The Internet warfare broke out amid a furious row between Estonia and Russia over the removal of a Soviet war monument. While Russia may be considered a superpower, Hamdoun Toure says in a cyber war, there is no such thing as a superpower.

"Every citizen on this planet is a potential superpower and, it will be unfortunate if we have to fight the next fight in the cyber space," he said. "And, we know from the conventional wars today that the best way to win a war, any war, is to avoid it in the first place."

A couple of months after the cyber attack paralyzed Estonia's Internet, the ITU announced an ambitious two-year plan to curb cyber crime. As part of that effort, the ITU teamed up with a Malaysian company called IMPACT to come up with a system to help nations and their citizens prevent, defend and respond to cyber threats.

The result of this collaboration is the so-called Global Response Center, which is demonstrated here at Telecom by Technical Advisor for IMPACT, Mohammed Shihab.

"The Global Response Center has two functions," he said. "Function one is an early warning system. Now what an early warning system means is that all the global threat intelligence is brought to us on a near real time basis. We collate all this information and we let all member countries have access to this information."

The second function is called ESCAPE.

"Once you detect an attack, what you do is you access the ESCAPE part of the Global Response Center," said Shihab. "So from here, the analyst will be able to identify that if a country has raised a particular issue, you look at the network trends and then you look at the attack scenarios, find out where the concentration of these attacks are and then getting the experts to help a country solve these problems."

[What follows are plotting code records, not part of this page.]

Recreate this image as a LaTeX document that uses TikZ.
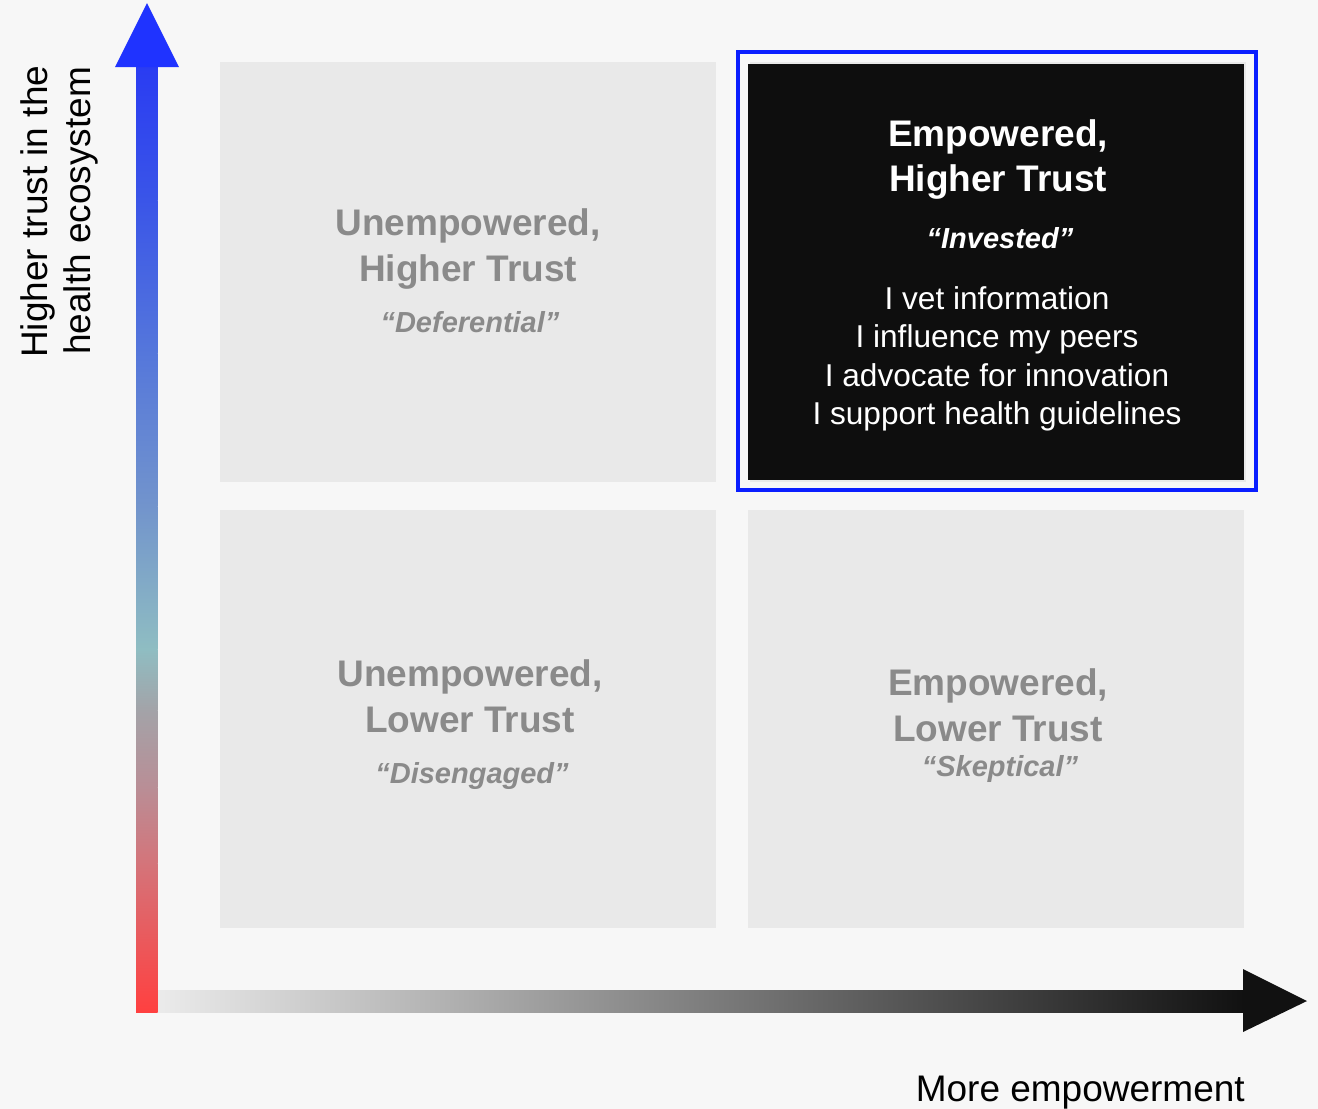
\documentclass[tikz,border=0pt]{standalone}
\usepackage{fontspec}
\setmainfont{Liberation Sans}
\definecolor{bg}{HTML}{F7F7F7}
\definecolor{quadgray}{HTML}{E9E9E9}
\definecolor{quadblack}{HTML}{0E0E0E}
\definecolor{framblue}{HTML}{0A1EFF}
\definecolor{greytext}{HTML}{8A8A8A}
\definecolor{headblue}{HTML}{1F33FF}
\definecolor{gA}{HTML}{2A3CF2}
\definecolor{gB}{HTML}{3A55E8}
\definecolor{gC}{HTML}{5577DB}
\definecolor{gD}{HTML}{7294CC}
\definecolor{gE}{HTML}{8FBDC2}
\definecolor{gF}{HTML}{A3A3A8}
\definecolor{gG}{HTML}{B98E96}
\definecolor{gH}{HTML}{D4747A}
\definecolor{gI}{HTML}{FF4040}
\definecolor{hleft}{HTML}{EBEBEB}
\definecolor{hright}{HTML}{111111}
\begin{document}
\begin{tikzpicture}[x=1pt,y=-1pt,
  quadbox/.style={fill=quadgray, draw=none, inner sep=0pt, minimum width=496pt, minimum height=#1, anchor=north west},
  ttl/.style={font=\fontsize{37}{44}\selectfont\bfseries, anchor=base, inner sep=0pt},
  qt/.style={font=\fontsize{29}{34}\selectfont\bfseries\itshape, anchor=base, inner sep=0pt},
  bodytxt/.style={font=\fontsize{31.6}{38}\selectfont, anchor=base, inner sep=0pt, text=white},
  axislbl/.style={font=\fontsize{37}{44}\selectfont, inner sep=0pt, text=black}]
\fill[bg] (0,0) rectangle (1318,1109);
\useasboundingbox (0,0) rectangle (1318,1109);

% quadrants
\node[quadbox=420pt] (tl) at (220,62) {};
\node[quadbox=418pt] (bl) at (220,510) {};
\node[quadbox=418pt] (br) at (748,510) {};
\node[quadbox=420pt] (trbg) at (750,62) {};
\node[quadbox=416pt, fill=quadblack] (tr) at (748,64) {};
\draw[framblue, line width=4.5pt] (738,52) rectangle (1256,490);

% top-left text
\begin{scope}[text=greytext]
\node[ttl] (tl1) at (468,235) {Unempowered,};
\node[ttl] (tl2) at (468,281) {Higher Trust};
\node[qt]  (tl3) at (470,332) {“Deferential”};
% bottom-left text
\node[ttl] (bl1) at (470,686) {Unempowered,};
\node[ttl] (bl2) at (470,732) {Lower Trust};
\node[qt]  (bl3) at (472,783) {“Disengaged”};
% bottom-right text
\node[ttl] (br1) at (998,695) {Empowered,};
\node[ttl] (br2) at (998,741) {Lower Trust};
\node[qt]  (br3) at (1000,776) {“Skeptical”};
\end{scope}

% top-right text
\node[ttl, text=white] (tr1) at (998,146) {Empowered,};
\node[ttl, text=white] (tr2) at (998,191) {Higher Trust};
\node[qt, text=white]  (tr3) at (1000,248) {“Invested”};
\node[bodytxt] (tr4) at (997,309) {I vet information};
\node[bodytxt] (tr5) at (997,347.5) {I influence my peers};
\node[bodytxt] (tr6) at (997,386) {I advocate for innovation};
\node[bodytxt] (tr7) at (997,424) {I support health guidelines};

% horizontal axis
\coordinate (hs) at (157.5,1001);
\coordinate (he) at (1307,1001);
\shade[left color=hleft, right color=hright] (157.5,990) rectangle (1244,1012);
\fill[hright] (1243,969) -- (he) -- (1243,1032) -- cycle;

% vertical axis
\coordinate (vs) at (147,1012);
\coordinate (ve) at (147,3);
\shade[top color=gA, bottom color=gB] (136,66) rectangle (157.5,200.5);
\shade[top color=gB, bottom color=gC] (136,200) rectangle (157.5,353.5);
\shade[top color=gC, bottom color=gD] (136,353) rectangle (157.5,506.5);
\shade[top color=gD, bottom color=gE] (136,506) rectangle (157.5,649.5);
\shade[top color=gE, bottom color=gF] (136,649) rectangle (157.5,710.5);
\shade[top color=gF, bottom color=gG] (136,710) rectangle (157.5,787.5);
\shade[top color=gG, bottom color=gH] (136,787) rectangle (157.5,863.5);
\shade[top color=gH, bottom color=gI] (136,863) rectangle (157.5,1012);
\fill[headblue] (115,67) -- (ve) -- (179,67) -- cycle;

% axis labels
\node[axislbl, rotate=90, anchor=base west] (ylab1) at (47,358) {Higher trust in the};
\node[axislbl, rotate=90, anchor=base west] (ylab2) at (90,355) {health ecosystem};
\node[axislbl, anchor=base east] (xlab) at (1245,1101) {More empowerment};
\end{tikzpicture}
\end{document}
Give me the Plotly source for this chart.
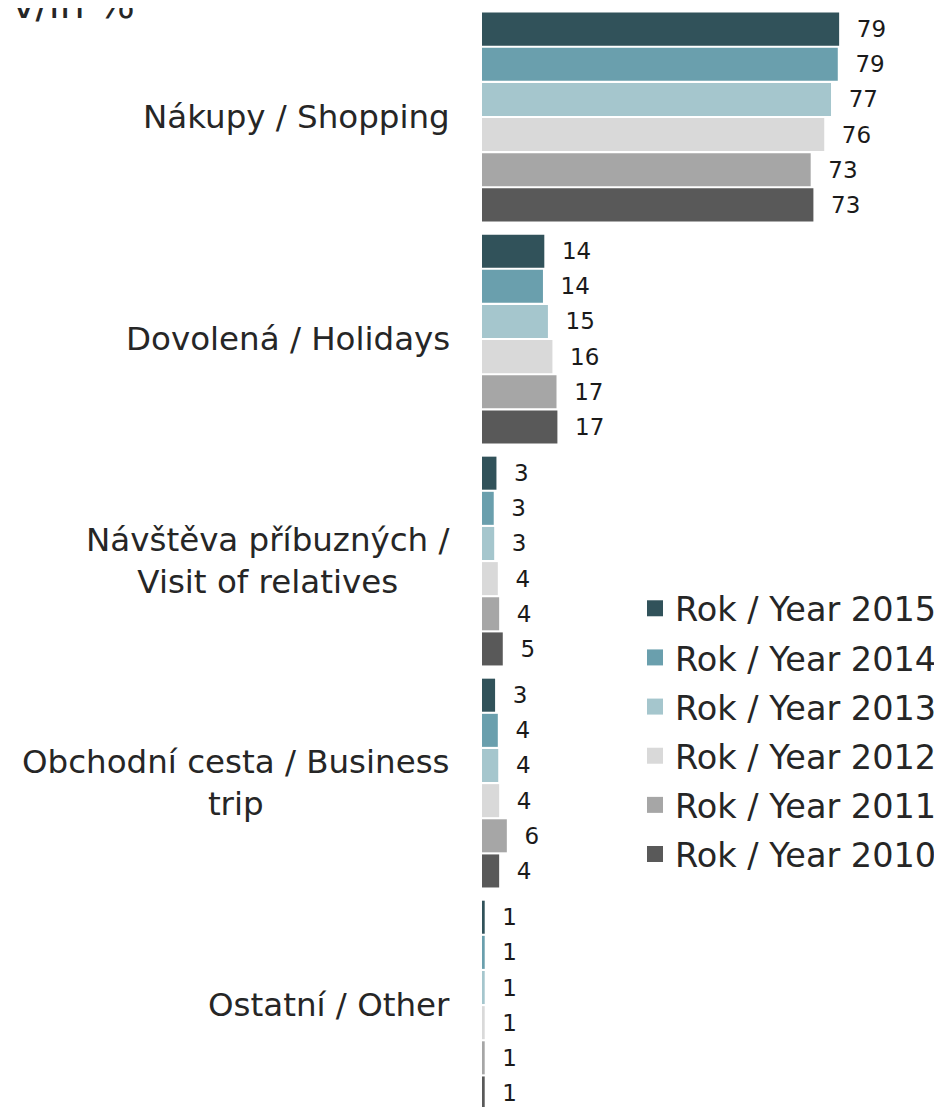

The ITU reports there are more than one billion Internet users in the world today. It says the number of crimes committed in cyber space is increasing at an alarming rate. And, it says, the cyber criminals are becoming more sophisticated in their tactics.

ITU officials say the days of the teenage hacker accessing the Web sites belonging to the White House or Pentagon for fun are receding. They say billions of dollars can be made in cyber space. Criminal gangs know this and are going where the money is.